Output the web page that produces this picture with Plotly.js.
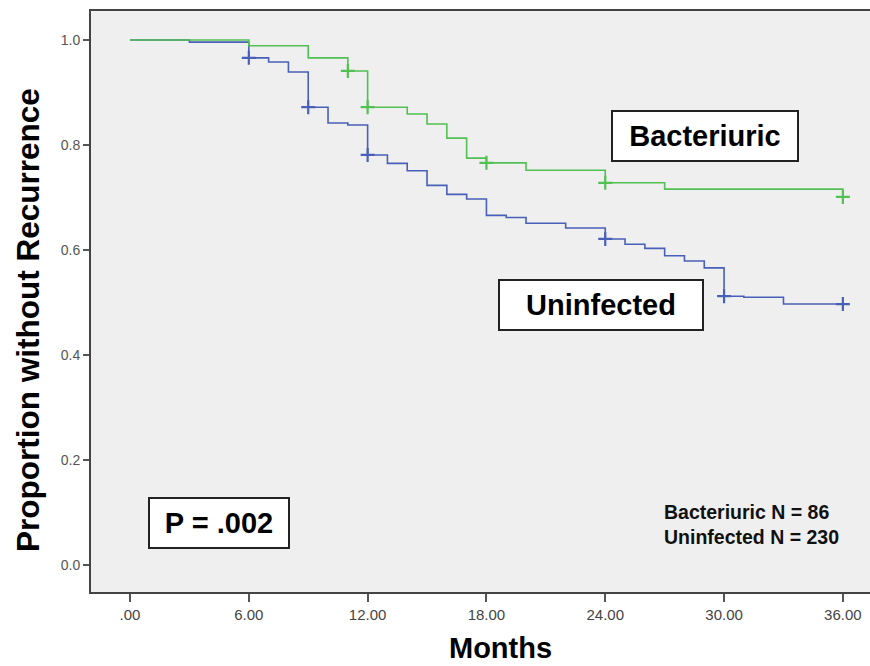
<!DOCTYPE html>
<html>
<head>
<meta charset="utf-8">
<script src="https://cdn.plot.ly/plotly-3.0.1.min.js"></script>
<style>html,body{margin:0;padding:0;background:#fff;}#chart{width:870px;height:666px;}</style>
</head>
<body>
<div id="chart"></div>
<script>
// Kaplan-Meier step data (months, proportion without recurrence)
var bactTimes = [0, 6, 9, 11, 12, 14, 15, 16, 17, 18, 20, 24, 27, 36];
var bactSurv  = [1.0, 0.989, 0.966, 0.941, 0.872, 0.859, 0.840, 0.813, 0.775, 0.766, 0.752, 0.728, 0.716, 0.701];
var bactCensorTimes = [11, 12, 18, 24, 36];
var bactCensorSurv  = [0.941, 0.872, 0.766, 0.728, 0.701];

var uninfTimes = [0, 3, 6, 7, 8, 9, 10, 11, 12, 13, 14, 15, 16, 17, 18, 19, 20, 22, 24, 25, 26, 27, 28, 29, 30, 31, 33, 36];
var uninfSurv  = [1.0, 0.996, 0.966, 0.958, 0.939, 0.872, 0.842, 0.838, 0.781, 0.765, 0.751, 0.723, 0.706, 0.697, 0.666, 0.662, 0.651, 0.642, 0.621, 0.611, 0.603, 0.589, 0.579, 0.566, 0.512, 0.510, 0.497, 0.497];
var uninfCensorTimes = [6, 9, 12, 24, 30, 36];
var uninfCensorSurv  = [0.966, 0.872, 0.781, 0.621, 0.512, 0.497];

var xTickVals = [0, 6, 12, 18, 24, 30, 36];
var xTickText = ['.00', '6.00', '12.00', '18.00', '24.00', '30.00', '36.00'];
var yTickVals = [0, 0.2, 0.4, 0.6, 0.8, 1.0];
var yTickText = ['0.0', '0.2', '0.4', '0.6', '0.8', '1.0'];

var green = 'rgb(82,192,82)';
var blue = 'rgb(72,96,184)';

var traces = [
  {x: uninfTimes, y: uninfSurv, mode: 'lines', line: {shape: 'hv', color: blue, width: 1.6}, hoverinfo: 'skip'},
  {x: bactTimes, y: bactSurv, mode: 'lines', line: {shape: 'hv', color: green, width: 1.6}, hoverinfo: 'skip'},
  {x: uninfCensorTimes, y: uninfCensorSurv, mode: 'markers', marker: {symbol: 'cross-thin', size: 10, line: {width: 2.2, color: blue}}, hoverinfo: 'skip'},
  {x: bactCensorTimes, y: bactCensorSurv, mode: 'markers', marker: {symbol: 'cross-thin', size: 10, line: {width: 2.2, color: green}}, hoverinfo: 'skip'}
];

var tickFont = {family: 'Liberation Sans Narrow, Arial Narrow, Liberation Sans, Arial, sans-serif', size: 15, color: '#444'};
var boldFont = {family: 'Liberation Sans, Arial, sans-serif', size: 29, color: '#000', weight: 'bold'};

var layout = {
  width: 870, height: 666,
  margin: {l: 91, r: 0, t: 11, b: 74},
  paper_bgcolor: '#ffffff',
  plot_bgcolor: '#efefef',
  showlegend: false,
  xaxis: {
    range: [-1.97, 37.37],
    tickvals: xTickVals, ticktext: xTickText,
    ticks: 'outside', ticklen: 8, tickwidth: 2, tickcolor: '#555',
    showgrid: false, zeroline: false,
    showline: true, linecolor: '#444', linewidth: 2, mirror: true,
    tickfont: tickFont
  },
  yaxis: {
    range: [-0.0514, 1.0552],
    tickvals: yTickVals, ticktext: yTickText,
    ticks: 'outside', ticklen: 6, tickwidth: 2, tickcolor: '#555',
    showgrid: false, zeroline: false,
    showline: true, linecolor: '#444', linewidth: 2, mirror: false,
    tickfont: {family: 'Liberation Sans, Arial, sans-serif', size: 14, color: '#555'}
  },
  annotations: [
    {xref: 'x', yref: 'y', x: 29.03, y: 0.817, text: 'Bacteriuric', showarrow: false,
     font: boldFont, bgcolor: '#ffffff', bordercolor: '#222', borderwidth: 2, borderpad: 0, width: 184, height: 48},
    {xref: 'x', yref: 'y', x: 23.78, y: 0.495, text: 'Uninfected', showarrow: false,
     font: boldFont, bgcolor: '#ffffff', bordercolor: '#222', borderwidth: 2, borderpad: 0, width: 202, height: 48},
    {xref: 'x', yref: 'y', x: 4.49, y: 0.080, text: 'P = .002', showarrow: false,
     font: boldFont, bgcolor: '#ffffff', bordercolor: '#222', borderwidth: 2, borderpad: 0, width: 138, height: 48},
    {xref: 'x', yref: 'y', x: 26.86, y: 0.0771, xanchor: 'left', align: 'left',
     text: 'Bacteriuric N = 86<br>Uninfected N = 230', showarrow: false,
     font: {family: 'Liberation Sans, Arial, sans-serif', size: 19.5, color: '#111', weight: 'bold'}},
    {xref: 'paper', yref: 'paper', x: (500 - 91) / 779, y: (592 - 648) / 581, xanchor: 'center', yanchor: 'middle',
     text: 'Months', showarrow: false, font: {family: 'Liberation Sans, Arial, sans-serif', size: 29, color: '#000', weight: 'bold'}},
    {xref: 'paper', yref: 'paper', x: (28 - 91) / 779, y: (592 - 320) / 581, xanchor: 'center', yanchor: 'middle',
     textangle: -90, text: 'Proportion without Recurrence', showarrow: false,
     font: {family: 'Liberation Sans, Arial, sans-serif', size: 31.5, color: '#000', weight: 'bold'}}
  ]
};

Plotly.newPlot('chart', traces, layout, {displayModeBar: false, staticPlot: true});
</script>
</body>
</html>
□ □ □
Exercise → In the data above, please extract the lines from the first one through the line with "var blue = 'rgb(72,96,184)';", exactly, and keep pictures out.

Output below →
Output the web page that produces this picture with Plotly.js.
<!DOCTYPE html>
<html>
<head>
<meta charset="utf-8">
<script src="https://cdn.plot.ly/plotly-3.0.1.min.js"></script>
<style>html,body{margin:0;padding:0;background:#fff;}#chart{width:870px;height:666px;}</style>
</head>
<body>
<div id="chart"></div>
<script>
// Kaplan-Meier step data (months, proportion without recurrence)
var bactTimes = [0, 6, 9, 11, 12, 14, 15, 16, 17, 18, 20, 24, 27, 36];
var bactSurv  = [1.0, 0.989, 0.966, 0.941, 0.872, 0.859, 0.840, 0.813, 0.775, 0.766, 0.752, 0.728, 0.716, 0.701];
var bactCensorTimes = [11, 12, 18, 24, 36];
var bactCensorSurv  = [0.941, 0.872, 0.766, 0.728, 0.701];

var uninfTimes = [0, 3, 6, 7, 8, 9, 10, 11, 12, 13, 14, 15, 16, 17, 18, 19, 20, 22, 24, 25, 26, 27, 28, 29, 30, 31, 33, 36];
var uninfSurv  = [1.0, 0.996, 0.966, 0.958, 0.939, 0.872, 0.842, 0.838, 0.781, 0.765, 0.751, 0.723, 0.706, 0.697, 0.666, 0.662, 0.651, 0.642, 0.621, 0.611, 0.603, 0.589, 0.579, 0.566, 0.512, 0.510, 0.497, 0.497];
var uninfCensorTimes = [6, 9, 12, 24, 30, 36];
var uninfCensorSurv  = [0.966, 0.872, 0.781, 0.621, 0.512, 0.497];

var xTickVals = [0, 6, 12, 18, 24, 30, 36];
var xTickText = ['.00', '6.00', '12.00', '18.00', '24.00', '30.00', '36.00'];
var yTickVals = [0, 0.2, 0.4, 0.6, 0.8, 1.0];
var yTickText = ['0.0', '0.2', '0.4', '0.6', '0.8', '1.0'];

var green = 'rgb(82,192,82)';
var blue = 'rgb(72,96,184)';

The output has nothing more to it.